LSBC Rule of Law lecture series hosts lawyer who challenged Trump executive order

The Law Society of B.C.'s first Rule of Law lecture took place May 31 with guest speaker Anne Egeler and moderator Jon Festinger. Egeler was part of the Washington state team that opposed U.S. President Donald Trump's immigration order.
The Law Society of B.C.’s first Rule of Law lecture took place May 31 with guest speaker Anne Egeler and moderator Jon Festinger. Egeler was part of the Washington state team that opposed U.S. President Donald Trump’s immigration order.

Lawyers can best gauge whether executive orders are running contrary to the rule of law in a democratic society if they “read and listen,” advised Anne Egeler, deputy solicitor general of Washington State, who was part of a Washington attorney general team that successfully challenged United States President Donald Trump’s executive order on immigration.

Egeler was speaking to the Law Society of British Columbia’s first Rule of Law lecture May 31 in Vancouver’s downtown University of B.C. continuing education campus.

When events such as Trump’s immigration order followed his election, there was a lot of press and discussion. Egeler advised lawyers to glean as many diverse opinions as possible to “get the bigger picture” as well as speak with friends, family and members of the public.

“What are the people on the ground feeling?” she said, adding that when arguments are one-sided or divided, the rule of law is not accommodating “people on the ground.”

Egeler talked about another controversial U.S. Supreme Court decision, which upheld a presidential executive order during the Second World War following the bombing of Pearl Harbour and placed Japanese Americans into internment camps regardless of their citizenship. In 1988, then-president Ronald Reagan, acknowledging the error, issued an apology to those interned in camps.

“It is important for all of us to reflect upon that. This is on the forefront of what is happening with our nation today,” she said.

In the presidential election,Trump argued that terrorists were using the U.S. refugee resettlement program as a means of entering the U.S. and campaigned on a ban against Muslims. A week after assuming the presidency, he signed Executive Order 13769 banning Muslims from seven countries from entering the U.S.

Egeler said there was no evidence to back up Trump’s claim and the immediate order caught many in transit with no chance of due process. She said the legal team within the attorney general’s department worked throughout the weekend following the Friday signing of the order to obtain a temporary restraining order. It was issued nationwide Feb. 3 in Washington v. Trump and upheld on appeal by the U.S. Court of Appeals for the Ninth Circuit on Feb. 9.

Executive Order 13780 then replaced 13769, placing limits on travel from six countries and for all refugees that did not possess a visa or valid travel documents. The new order has been the subject of court battles for a restraining order and under a permanent injunction. The U.S. Department of Justice has indicated it will continue to fight for the executive order. Egeler said the states of Washington and Hawaii as well as other individual cases have indicated a willingness to fight the ban to the highest U.S. courts.

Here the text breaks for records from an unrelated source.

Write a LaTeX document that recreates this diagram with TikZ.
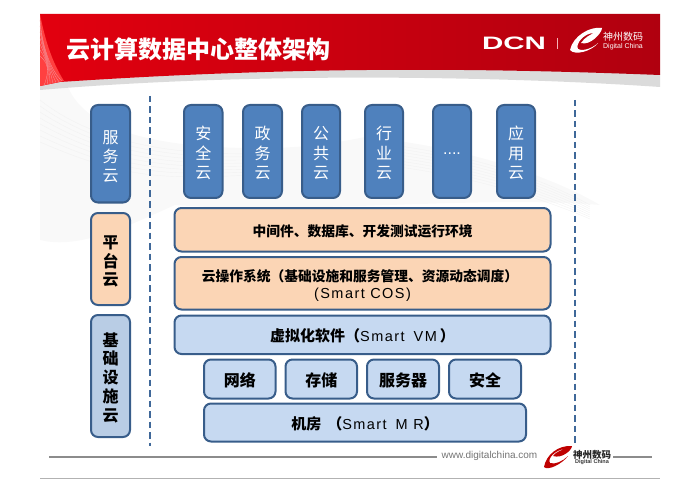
\documentclass[tikz,border=0pt]{standalone}
\usepackage{fontspec}
\setmainfont{Liberation Sans}
\newfontfamily\cjk{Noto Sans CJK SC}
\newfontfamily\latinw[LetterSpace=10]{Liberation Sans}
\newcommand{\cjkb}{\cjk\bfseries}
\newcommand{\lat}[1]{{\latinw\mdseries\fontsize{14.5}{17}\selectfont #1}}
\newcommand{\tp}[1]{\rule{0pt}{#1pt}}
\definecolor{bord}{HTML}{385D8A}
\definecolor{dblue}{HTML}{4F81BD}
\definecolor{peach}{HTML}{FBD5B5}
\definecolor{lblue}{HTML}{C6D9F1}
\definecolor{lblueb}{HTML}{B9CDE5}
\definecolor{hred}{HTML}{E2000F}
\definecolor{hdark}{HTML}{B0000F}
\tikzset{
  x=1pt,y=-1pt,
  cbox/.style={draw=bord,line width=2pt,rounded corners=7pt,inner sep=0pt,align=center},
  topbox/.style={cbox,fill=dblue,text=white,font=\cjk\fontsize{16}{19.6}\selectfont},
  peachbox/.style={cbox,fill=peach,font=\cjkb\fontsize{13.75}{17}\selectfont},
  bluebox/.style={cbox,fill=lblue,font=\cjkb\fontsize{15}{18}\selectfont},
  sidebox/.style={cbox,font=\cjkb\fontsize{16}{18.7}\selectfont},
  smallbox/.style={bluebox,font=\cjkb\fontsize{16}{18}\selectfont},
  dashline/.style={draw=bord!70!dblue,line width=1.2pt,dash pattern=on 6.5pt off 4pt},
  rule/.style={draw=black!45,line width=1.6pt},
  swoosh/.style={draw=black!5,line width=.4pt}
}
\newcommand{\placebox}[7]{%
  \pgfmathsetlengthmacro{\boxw}{#4-#3-2}\pgfmathsetlengthmacro{\boxh}{#6-#5-2}%
  \node[#1,minimum width=\boxw,minimum height=\boxh,anchor=center] (#2) at ({(#3+#4)/2},{(#5+#6)/2}) {#7};}
\begin{document}
\begin{tikzpicture}
\useasboundingbox (0,0) rectangle (700,494);
% faint background swooshes
\fill[black!2.5] (40,90) -- (68,87) .. controls (82,120) and (130,150) .. (272,148) .. controls (315,147) and (345,141) .. (365,137) .. controls (450,145) and (540,170) .. (600,205) .. controls (480,195) and (300,215) .. (175,205) .. controls (130,225) and (80,250) .. (40,240) -- cycle;
\foreach \k in {0,6,...,42}{
  \draw[swoosh] (40,{100+\k}) .. controls ({90+\k},{140+\k}) and (170,{158+\k/2}) .. (272,{153+\k/2});
  \draw[swoosh] (365,{142+\k/2}) .. controls (450,{150+\k/2}) and (530,{172+\k/2}) .. (590,{205+\k/3});
}
% header
\fill[black!14] (40,80) .. controls (200,72) and (350,64) .. (660,74) -- (660,87) .. controls (500,76) and (250,72) .. (40,90) -- cycle;
\shade[left color=hred,right color=hdark] (40,14) -- (660,14) -- (660,75) .. controls (480,68) and (300,66) .. (60,82) -- (40,86) -- cycle;
\fill[red!75!white] (40,14) .. controls (45,40) and (52,62) .. (64,81) -- (40,86) -- cycle;
\foreach \k in {0,3,...,18}{
  \draw[white!60!hred,line width=.3pt] (40,{20+\k*2}) .. controls ({42+\k/3},{45+\k}) and (50,70) .. ({62-\k},{81+\k/4});
}
\node[text=white,font=\cjkb\fontsize{24}{26}\selectfont,anchor=center] (title) at (198,49) {云计算数据中心整体架构};
% DCN logo
\node[text=white,font=\bfseries\fontsize{18}{19}\selectfont,xscale=1.64,anchor=center] (dcn) at (514,43) {DCN};
\draw[white!70!hred,line width=.5pt] (557,38) -- (557,49);
\fill[white] (570,50) .. controls (573,36) and (590,26) .. (602,28) .. controls (602,33) and (590,46) .. (581,43) .. controls (585,37) and (590,35) .. (594,33) .. controls (584,33) and (575,44) .. (578,49) .. controls (584,52) and (594,47) .. (598,43) .. controls (592,51) and (575,56) .. (570,50) -- cycle;
\node[text=white,font=\cjk\fontsize{10}{11}\selectfont,anchor=center] (hlogo) at (623,37) {神州数码};
\node[text=white,font=\fontsize{7}{8}\selectfont,anchor=center] (hlogoen) at (623,47) {Digital China};
% dashed rules
\coordinate (d1a) at (150,96); \coordinate (d1b) at (150,446);
\coordinate (d2a) at (575,100); \coordinate (d2b) at (575,446);
\draw[dashline] (d1a) -- (d1b);
\draw[dashline] (d2a) -- (d2b);
% side
\placebox{topbox,font=\cjk\fontsize{16}{19}\selectfont}{s1}{90}{131}{104}{203.5}{\tp{18}服\\务\\云}
\placebox{sidebox,fill=peach}{s2}{90}{131}{212}{306}{\tp{18}平\\台\\云}
\placebox{sidebox,fill=lblueb}{s3}{90}{131}{314}{438}{\tp{17}基\\础\\设\\施\\云}
% top row
\placebox{topbox}{t1}{183}{223.5}{104}{199}{\tp{17}安\\全\\云}
\placebox{topbox}{t2}{242}{283}{104}{199}{\tp{17}政\\务\\云}
\placebox{topbox}{t3}{301}{341}{104}{199}{\tp{17}公\\共\\云}
\placebox{topbox}{t4}{364}{404}{104}{199}{\tp{17}行\\业\\云}
\placebox{topbox}{t5}{432}{472}{104}{199}{\fontspec{Liberation Sans}\rule{0pt}{7pt}....}
\placebox{topbox}{t6}{496}{536}{104}{199}{\tp{17}应\\用\\云}
% layers
\placebox{peachbox}{m1}{173.5}{551.5}{207}{252.5}{\tp{15}中间件、数据库、开发测试运行环境}
\placebox{peachbox}{m2}{173.5}{551.5}{256}{310.5}{\tp{16}云操作系统（基础设施和服务管理、资源动态调度）\hspace*{5pt}\\\lat{(Smart COS)}}
\placebox{bluebox}{m3}{173.5}{551.5}{314.5}{355}{\tp{16}虚拟化软件（\lat{Smart\hspace{9pt}VM\hspace{3pt}}）}
\placebox{smallbox}{b1}{203}{276.5}{358.5}{399.5}{\tp{16}网络}
\placebox{smallbox}{b2}{284.5}{358}{358.5}{399.5}{\tp{16}存储}
\placebox{smallbox}{b3}{366}{440}{358.5}{399.5}{\tp{16}服务器}
\placebox{smallbox}{b4}{448}{522}{358.5}{399.5}{\tp{16}安全}
\placebox{bluebox}{m4}{203}{527}{402.5}{442.5}{\tp{16}机房\hspace{6pt}（\lat{Smart\hspace{9pt}M R}）}
% footer
\coordinate (f1) at (49,457); \coordinate (f2) at (437,457);
\coordinate (f3) at (613,457); \coordinate (f4) at (652,457);
\coordinate (f5) at (40,478); \coordinate (f6) at (660,478);
\draw[rule] (f1) -- (f2);
\draw[rule] (f3) -- (f4);
\draw[draw=black!30,line width=.7pt] (f5) -- (f6);
\node[text=black!55,font=\fontsize{10}{11}\selectfont,anchor=center] (url) at (489.5,456) {www.digitalchina.com};
\fill[red!75!black] (544,467) .. controls (546,455) and (558,445) .. (572,446) .. controls (572,450) and (562,459) .. (553,456) .. controls (556,452) and (560,451) .. (564,449) .. controls (556,450) and (547,458) .. (550,463) .. controls (555,465) and (563,461) .. (568,456) .. controls (562,464) and (548,471) .. (544,467) -- cycle;
\node[text=black!85,font=\cjkb\fontsize{9.5}{10}\selectfont,anchor=center] (flogo) at (592,455) {神州数码};
\node[text=black!80,font=\bfseries\fontsize{5.5}{6}\selectfont,anchor=center] (flogoen) at (592,462.5) {Digital China};
\end{tikzpicture}
\end{document}
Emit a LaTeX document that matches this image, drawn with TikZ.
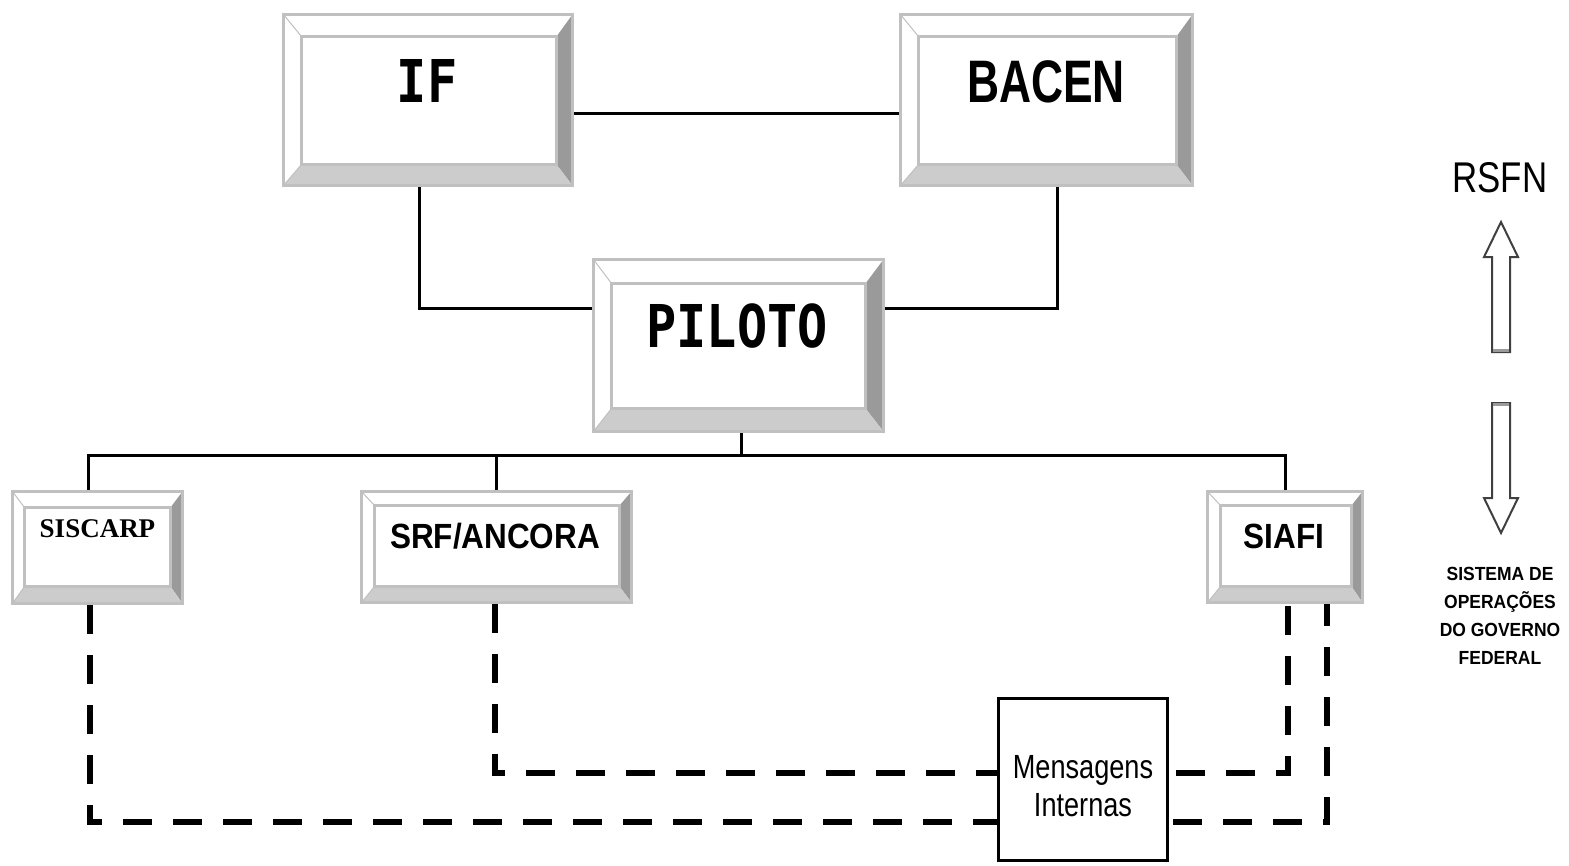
\documentclass[tikz,border=0pt]{standalone}
\usepackage{fontspec}
\setmainfont{Liberation Sans}
\newfontfamily\monobig[FakeStretch=0.85]{DejaVu Sans Mono}
\newfontfamily\bacenfont[FakeStretch=0.74]{Liberation Sans}
\newfontfamily\boxfont[FakeStretch=0.9]{Liberation Sans}
\newfontfamily\serbox{Liberation Serif}
\newfontfamily\thinfont[FakeStretch=0.81]{Liberation Sans}
\newfontfamily\legendfont[FakeStretch=0.92]{Liberation Sans}
\definecolor{bevgray}{HTML}{C0C0C0}
\definecolor{bevdark}{HTML}{9A9A9A}
\definecolor{bevlight}{HTML}{CCCCCC}
\definecolor{arrowgray}{HTML}{404040}
\tikzset{
  bevelbox/.style n args={4}{rectangle, draw=bevgray, line width=3pt, fill=white, inner sep=0pt,
    path picture={
      \coordinate (pnw) at (path picture bounding box.north west);
      \coordinate (pse) at (path picture bounding box.south east);
      \coordinate (inw) at ([xshift=#1pt,yshift=-#2pt]pnw);
      \coordinate (ise) at ([xshift=-#3pt,yshift=#4pt]pse);
      \fill[bevdark] (pnw -| pse) -- (pse) -- (ise) -- (ise |- inw) -- cycle;
      \fill[bevlight] (pse) -- (pnw |- pse) -- (inw |- ise) -- (ise) -- cycle;
      \draw[bevgray, line width=3pt, fill=white] (inw) rectangle (ise);
      \draw[bevgray, line width=1pt] (pnw) -- (inw) (pnw |- pse) -- (inw |- ise);
    }},
  bigtxt/.style={anchor=base, inner sep=0pt},
  solidline/.style={draw=black, line width=3pt},
  dashline/.style={draw=black, line width=6pt, dash pattern=on 29pt off 21pt},
  msgbox/.style={rectangle, draw=black, line width=3pt, fill=white, inner sep=0pt},
  msgtxt/.style={inner sep=0pt, align=center, font=\thinfont\fontsize{33.5}{38}\selectfont},
  hollowarrow/.style={draw=arrowgray, line width=2pt, fill=white, line join=miter},
}
\begin{document}
\begin{tikzpicture}[x=1pt,y=-1pt]
\useasboundingbox[fill=white] (0,0) rectangle (1569,865);

% boxes
\node[bevelbox={18}{22}{16}{21}, minimum width=289pt, minimum height=171pt] (IF) at (428,100) {};
\node[bevelbox={18}{22}{16}{21}, minimum width=292pt, minimum height=171pt] (BACEN) at (1046.5,100) {};
\node[bevelbox={18}{24}{18}{23}, minimum width=290pt, minimum height=172pt] (PILOTO) at (738.5,345.5) {};
\node[bevelbox={12}{16}{12}{17}, minimum width=170pt, minimum height=112pt] (SISCARP) at (97.5,547.5) {};
\node[bevelbox={13}{14}{12}{16}, minimum width=270pt, minimum height=111pt] (SRF) at (496.5,547) {};
\node[bevelbox={13}{14}{11}{16}, minimum width=155pt, minimum height=111pt] (SIAFI) at (1285,547) {};

% box labels
\node[bigtxt, font=\monobig\bfseries\fontsize{59}{59}\selectfont] (IFtxt) at (427,102) {IF};
\node[bigtxt, font=\bacenfont\bfseries\fontsize{60}{60}\selectfont] (BACENtxt) at (1046,102) {BACEN};
\node[bigtxt, font=\monobig\bfseries\fontsize{59}{59}\selectfont] (PILOTOtxt) at (737,347) {PILOTO};
\node[bigtxt, font=\serbox\bfseries\fontsize{27}{27}\selectfont] (SISCARPtxt) at (97.5,537) {SISCARP};
\node[bigtxt, font=\boxfont\bfseries\fontsize{35}{35}\selectfont] (SRFtxt) at (495,548) {SRF/ANCORA};
\node[bigtxt, font=\boxfont\bfseries\fontsize{35}{35}\selectfont] (SIAFItxt) at (1284,548) {SIAFI};

% solid connectors
\coordinate (bus) at (741,455);
\draw[solidline] ([yshift=-13pt]IF.east) -- ([yshift=-13pt]BACEN.west);
\draw[solidline] ([xshift=-9pt]IF.south) |- ([yshift=37.5pt]PILOTO.west);
\draw[solidline] ([yshift=37.5pt]PILOTO.east) -| ([xshift=10.5pt]BACEN.south);
\draw[solidline] ([xshift=2.5pt]PILOTO.south) -- (bus);
\draw[solidline] ([xshift=-9.5pt]SISCARP.north) |- (bus) -| (SIAFI.north);
\draw[solidline] ([xshift=-0.5pt]SRF.north) -- ([xshift=-0.5pt]SRF.north |- bus);

% dashed connectors
\coordinate (lowrail) at (0,822);
\coordinate (midrail) at (0,773);
\coordinate (sisB) at ([xshift=-7.5pt]SISCARP.south);
\coordinate (srfB) at ([xshift=-1.5pt]SRF.south);
\coordinate (siaR) at ([xshift=42pt]SIAFI.south);
\coordinate (siaL) at ([xshift=3pt]SIAFI.south);
\draw[dashline] (sisB) -- (sisB |- lowrail) -- (siaR |- lowrail) -- (siaR);
\draw[dashline] (srfB) -- (srfB |- midrail) -- (siaL |- midrail) -- (siaL);

% internal messages box
\node[msgbox, minimum width=169pt, minimum height=162pt] (MSG) at (1083,779.5) {};
\node[msgtxt] (MSGtxt) at (1083,786) {Mensagens\\Internas};

% right side legend
\node[inner sep=0pt, font=\thinfont\fontsize{43}{43}\selectfont] (RSFN) at (1500,177.5) {RSFN};
\draw[hollowarrow] (1501,222) -- (1518,257) -- (1510,257) -- (1510,352) -- (1492,352) -- (1492,257) -- (1484,257) -- cycle;
\draw[bevdark, line width=3pt] (1493,350.5) -- (1509,350.5);
\draw[hollowarrow] (1492,403) -- (1510,403) -- (1510,498) -- (1518,498) -- (1501,533) -- (1484,498) -- (1492,498) -- cycle;
\draw[bevdark, line width=3pt] (1493,404.5) -- (1509,404.5);
\node[inner sep=0pt, align=center, font=\legendfont\bfseries\fontsize{19}{28}\selectfont] (SOGF) at (1500,616) {SISTEMA DE\\OPERAÇÕES\\DO GOVERNO\\FEDERAL};
\end{tikzpicture}
\end{document}
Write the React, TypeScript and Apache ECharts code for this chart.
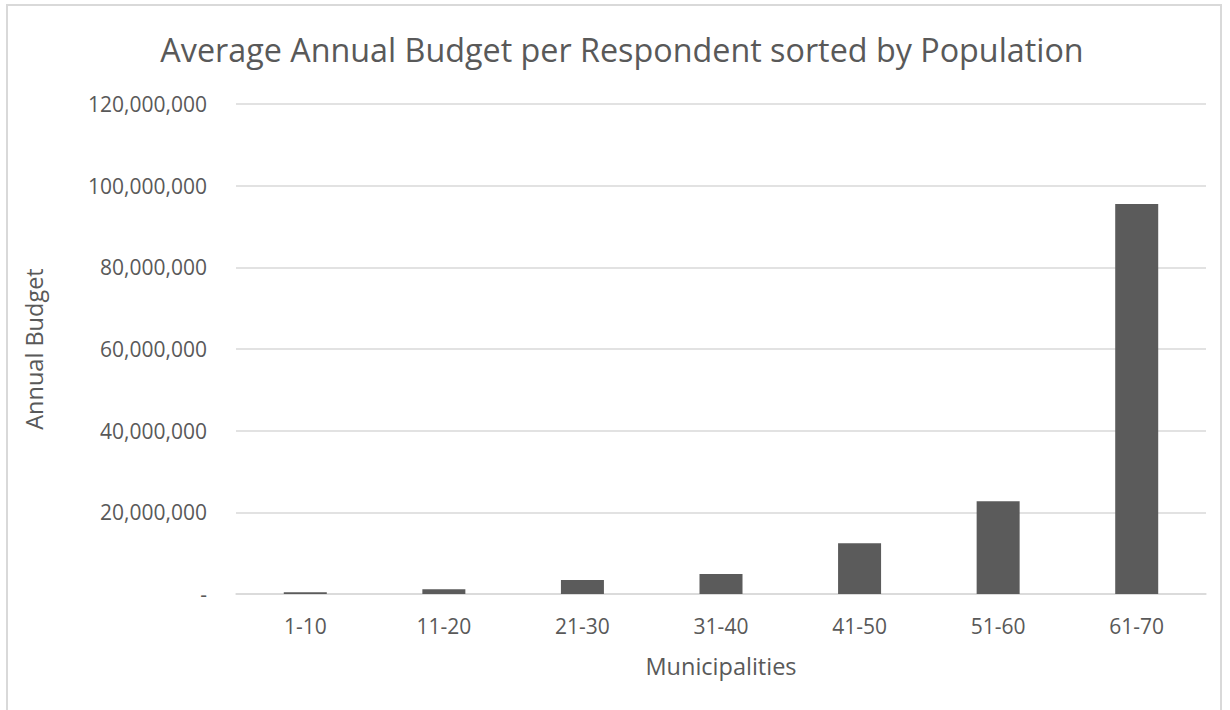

Egeler said that out of the ensuing court battles came a court ruling that gave insight into executive orders 13769 and 13780 where Title 8 of the United States Code discusses inadmissible aliens and gives the president the right to suspend entry if determined detrimental to the interests of the U.S. However, it is tempered by the Immigration and Nationality Act of 1965, which maintains that no person shall receive preference or priority or be discriminated against when a visa is issued because of race, sex, nationality, place of birth or place of residence.

The courts, she said, in halting the last order maintained they had the ability to affect orders that impacted the rule of law and the rights of individuals but that they did not have the power to prevent the president from issuing executive orders.

While unable to attend the lecture in person, Richard Gordon, who served as lead counsel for Wales in the R (Miller) v. Secretary of State for Exiting the European Union (Brexit) case, sent a video presentation discussing the role of the rule of law in the case. Gina Miller was the U.K. woman who mounted a legal challenge that resulted in a decision that only Parliament could make a decision that could remove the U.K. from the European Union since it had enacted legislation entering into the union. Removal was not a decision by the current government executive, despite a referendum.

Gordon’s presentation looked at the balance of power that existed in government, parliament and the people and how the rule of law, which was designed to be universal, represented the interests of all individuals. In his presentation, Gordon returned to the eight principles underlying the rule of law as presented by Lord Tom Bingham in his book Rule of Law.

Both Egeler and Gordon’s video presentations will be available on the LSBC website by mid-June, with Gordon’s already on YouTube.

The LSBC’s Rule of Law committee hopes to make the lectures an annual event, said Craig Ferris, chairman of the committee. Moderator for the session was lawyer Jon Festinger.